It's no coincidence Pirate Life's A Day on the Cans is happening at the same time as the Wonderwalls street art festival.
This weekend’s Wonderwalls street art festival very nearly didn’t happen
It was late November last year, around the time of year when the sun starts to get the pinch in it that reminds you it’s summertime.
Joel van Moore, artist and director of the Wonderwalls Festival, was happy to be painting inside at Pirate Life’s new brewery in Port Adelaide. He was putting up a huge mural, over 30 metres wide, near the canning line.
Joel recounts how Jack Cameron – one of Pirate Life’s founders – was in the habit of regularly enquiring about the status of the Wonderwalls festival while Joel was painting at the brewery.
“I was keeping Jack up-to-date with the artists and everything we were planning to do, a rough timeline etcetera and then I got the email from our major partner saying they wouldn’t be funding the event,” says Joel.
Four months out from Wonderwalls – a major festival with six international artists all-but-booked to appear – the event was looking like a non-starter in 2019.
“When Joel told me he’d lost the funding I just said, send me an email with a proposal,” says Jack. “Any event like this, that’s happening in SA, needs to keep happening as far as I’m concerned.”
Joel drafted an email and clicked send. Jack responded to Joel’s sponsorship request the same day, confirming Pirate Life would ensure Wonderwalls would happen in 2019. More than money, Jack even shifted A Day on the Cans – the huge 1500-ticket event – to coincide with the street art festival that takes over the whole of Port Adelaide.

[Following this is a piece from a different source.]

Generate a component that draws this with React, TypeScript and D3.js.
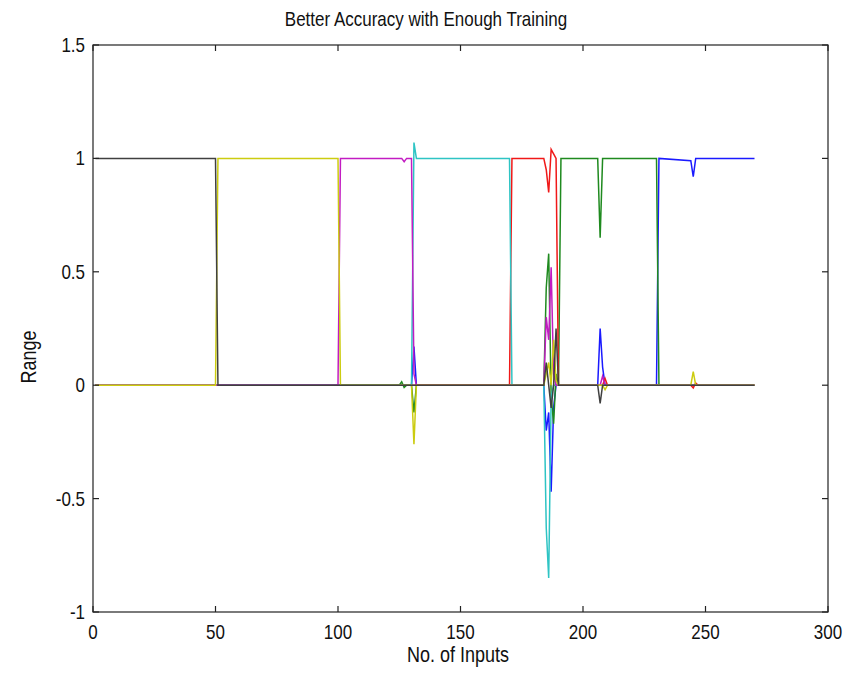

“A Day on the Cans – it just ties in really well with street art and a street art festival,” says Jack, nonchalantly.
Akue 1 from Russia will be painting the giant water tank (pictured above) on the grounds of Pirate Life, opposite the loading dock stage for A Day on the Cans. All up there are 13 artists from around the world, across Australia and from Port Adelaide itself.
The festival is a unique opportunity for people to see art get made live and at such a large scale. Many pieces will be painted over several storeys tall on the participating buildings. Wonderwalls is a spectacle and it’s free.
“Port Adelaide Enfield have been incredibly supportive,” says Joel of the local council. We wonder whether Wonderwalls was able to collect data that measured the festival’s impact on local traders in Port Adelaide.
“Oh, it’s massive,” Joel says, nodding. “On the Saturday of the 2018 festival, several traders reported their biggest day of trade ever and then Sunday, they doubled their Saturday’s numbers. 30,000 people come down here for the event – it’s mammoth.”
It’s good timing too, with the release of CityMag’s Port Adelaide Guide there’s never been a better reason to spend a weekend down by the harbour, meandering about and watching some exceptional painters’ paint dry.